Resistor 82 is energized by sending a current thru it. Energy applied to the resistor is controlled by applying a fixed voltage to the resistor for a duration of time. In one embodiment, energy applied to the resistor is represented by the following equation:
Energy=((V*V)*t)/R
where V is the voltage applied, R is the resistance of the resistor, and t is the duration of the pulse. Typically, the pulse is a square pulse.
In one embodiment, resistor 82 is connected to a switch which in turn is connected in series to a power supply. In one embodiment, resistor 82 is a split resistor the two legs of which are connected in series. However, other configurations may be utilized. In one exemplary embodiment, the total resistance of the resistor is approximately 125 Ohms.
In one embodiment, the minimum energy for forming a full drop is about 2.5 microJoules. In one embodiment, to ensure stable operation, approximately 25 to 50 percent over-energy is applied to the minimum energy.

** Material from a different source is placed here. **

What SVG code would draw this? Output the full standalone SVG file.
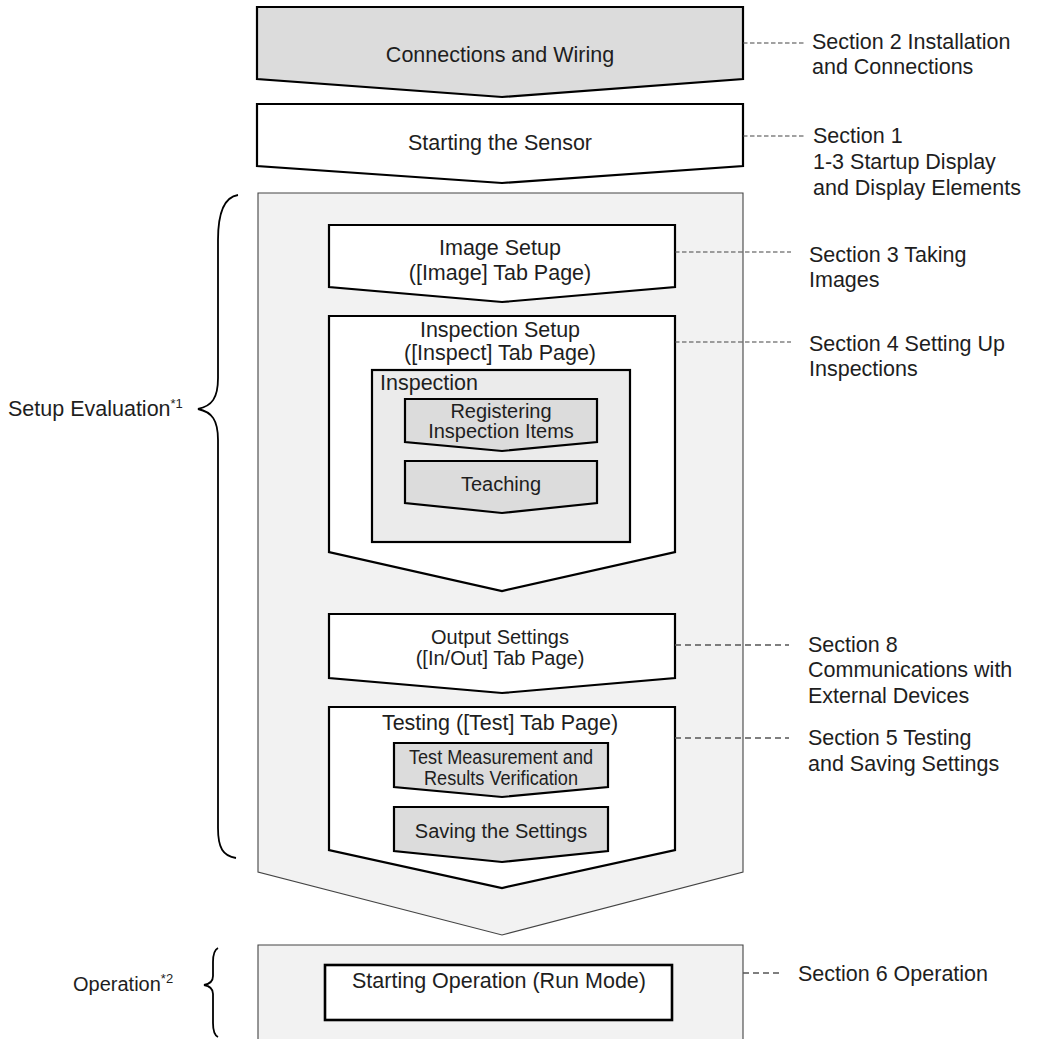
<svg xmlns="http://www.w3.org/2000/svg" width="1040" height="1039" viewBox="0 0 1040 1039">
<style>
text{font-family:"Liberation Sans",Arial,Helvetica,sans-serif;fill:#1e1e1e}
.t{font-size:21.5px}
.s{font-size:20px}
.c{text-anchor:middle}
.grey{fill:#dcdcdc;stroke:#000;stroke-width:2.2;stroke-linejoin:miter}
.white{fill:#fff;stroke:#000;stroke-width:2.2;stroke-linejoin:miter}
.cont{fill:#f2f2f2;stroke:#444;stroke-width:1.1}
.insp{fill:#ebebeb;stroke:#000;stroke-width:2.2}
.d1{fill:none;stroke:#444;stroke-width:1.2;stroke-dasharray:4.5 2.5}
.d2{fill:none;stroke:#555;stroke-width:1.3;stroke-dasharray:6 4}
.brace{fill:none;stroke:#000;stroke-width:1.8}
.sup{font-size:13px}
</style>
<rect width="1040" height="1039" fill="#fff"/>

<g id="setup-evaluation-container">
<path class="cont" d="M258,193 H743 V872 L502,935 L258,872 Z"/>
</g>
<g id="operation-container">
<path class="cont" d="M258,1042 V945 H743 V1042"/>
</g>

<g id="connections-wiring">
<path class="grey" d="M257,7 H743 V79 L502,97 L257,79 Z"/>
<text class="t c" x="500" y="62">Connections and Wiring</text>
</g>
<g id="starting-sensor">
<path class="white" d="M257,104 H743 V166 L502,183 L257,166 Z"/>
<text class="t c" x="500" y="150">Starting the Sensor</text>
</g>

<g id="image-setup">
<path class="white" d="M329,225 H675 V287 L502,302 L329,287 Z"/>
<text class="t c" x="500" y="255">Image Setup</text>
<text class="t c" x="500" y="280">([Image] Tab Page)</text>
</g>

<g id="inspection-setup">
<path class="white" d="M329,316 H675 V552 L502,591 L329,552 Z"/>
<text class="t c" x="500" y="337">Inspection Setup</text>
<text class="t c" x="500" y="360">([Inspect] Tab Page)</text>
</g>
<g id="inspection">
<rect class="insp" x="372" y="370" width="258" height="172"/>
<text class="t" x="380" y="390">Inspection</text>
</g>
<g id="registering">
<path class="grey" d="M405,399 H597 V442 L502,451 L405,442 Z"/>
<text class="s c" x="501" y="418">Registering</text>
<text class="s c" x="501" y="438">Inspection Items</text>
</g>
<g id="teaching">
<path class="grey" d="M405,461 H597 V503 L502,513 L405,503 Z"/>
<text class="s c" x="501" y="491">Teaching</text>
</g>

<g id="output-settings">
<path class="white" d="M329,614 H675 V678 L502,693 L329,678 Z"/>
<text class="s c" x="500" y="644">Output Settings</text>
<text class="s c" x="500" y="665">([In/Out] Tab Page)</text>
</g>

<g id="testing">
<path class="white" d="M329,707 H675 V850 L502,888 L329,850 Z"/>
<text class="t c" x="500" y="730">Testing ([Test] Tab Page)</text>
</g>
<g id="test-measurement">
<path class="grey" d="M394,743 H608 V787 L502,797 L394,787 Z"/>
<text class="s c" x="501" y="764" textLength="184" lengthAdjust="spacingAndGlyphs">Test Measurement and</text>
<text class="s c" x="501" y="785" textLength="154" lengthAdjust="spacingAndGlyphs">Results Verification</text>
</g>
<g id="saving-settings">
<path class="grey" d="M394,807 H608 V851 L502,862 L394,851 Z"/>
<text class="s c" x="501" y="838">Saving the Settings</text>
</g>

<g id="starting-operation">
<rect x="325" y="965" width="347" height="55" fill="#fff" stroke="#000" stroke-width="2.6"/>
<text class="t c" x="499" y="988">Starting Operation (Run Mode)</text>
</g>

<g id="connectors">
<path class="d1" d="M743,43 H804"/>
<path class="d1" d="M743,136 H804"/>
<path class="d1" d="M675,252 H791"/>
<path class="d1" d="M675,342 H791"/>
<path class="d2" d="M675,645 H789"/>
<path class="d2" d="M675,738 H789"/>
<path class="d2" d="M743,973 H779"/>
<path class="brace" d="M238,195 C225,197 218,212 218,240 V378 C218,398 212,406 198,409 C212,412 218,420 218,440 V828 C218,848 223,856 236,858"/>
<path class="brace" d="M218,948 C214,950 213,956 213,962 V976 C213,981 210,984 204,985 C210,986 213,989 213,994 V1023 C213,1030 214,1035 218,1037"/>
</g>

<g id="labels-right">
<text class="t" x="812" y="49">Section 2 Installation</text>
<text class="t" x="812" y="74">and Connections</text>
<text class="t" x="813" y="143">Section 1</text>
<text class="t" x="813" y="169">1-3 Startup Display</text>
<text class="t" x="813" y="195">and Display Elements</text>
<text class="t" x="809" y="262">Section 3 Taking</text>
<text class="t" x="809" y="287">Images</text>
<text class="t" x="809" y="351">Section 4 Setting Up</text>
<text class="t" x="809" y="376">Inspections</text>
<text class="t" x="808" y="652">Section 8</text>
<text class="t" x="808" y="677">Communications with</text>
<text class="t" x="808" y="703">External Devices</text>
<text class="t" x="808" y="745">Section 5 Testing</text>
<text class="t" x="808" y="771">and Saving Settings</text>
<text class="t" x="798" y="981">Section 6 Operation</text>
</g>

<g id="labels-left">
<text class="t" x="8" y="416">Setup Evaluation<tspan class="sup" dy="-8">*1</tspan></text>
<text x="73" y="991" style="font-size:20px">Operation<tspan class="sup" dy="-8">*2</tspan></text>
</g>
</svg>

For example, in this embodiment, for a 15 volt power supply and a 125 Ohms resistor, this translates to approximately 1.7 microseconds for approximately 25 percent over-energy. Other voltages can be applied with corresponding changes in pulse width provided, however, that other electronic components in the circuit can tolerate the voltage without breakdown. In one embodiment, fluid in the firing chamber is preheated to approximately 45 degrees C. to accommodate changes in ambient conditions.

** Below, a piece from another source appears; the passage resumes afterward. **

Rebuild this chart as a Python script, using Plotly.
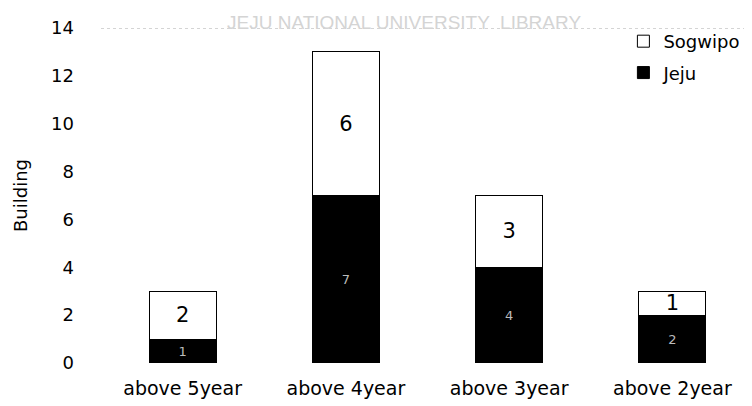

In one embodiment, printhead assembly 12 is a fully integrated thermal inkjet printhead. As such, substrate 40 is formed, for example, of silicon, glass, or a stable polymer, and thin-film structure 50 includes one or more passivation or insulation layers formed, for example, of silicon dioxide, silicon carbide, silicon nitride, tantalum, poly-silicon glass, or other material. Thin-film structure 50 also includes a conductive layer which defines resistor 82 and leads 84. The conductive layer is formed, for example, by aluminum, gold, tantalum, tantalum-aluminum, or other metal or metal alloy. In addition, barrier layer 60 is formed, for example, of a photoimageable epoxy resin, such as SU8, and orifice layer 70 is formed of one or more layers of material including, for example, a metallic material, such as nickel, copper, iron/nickel alloys, palladium, gold, or rhodium. Other materials, however, may be used for barrier layer 60 and/or orifice layer 70.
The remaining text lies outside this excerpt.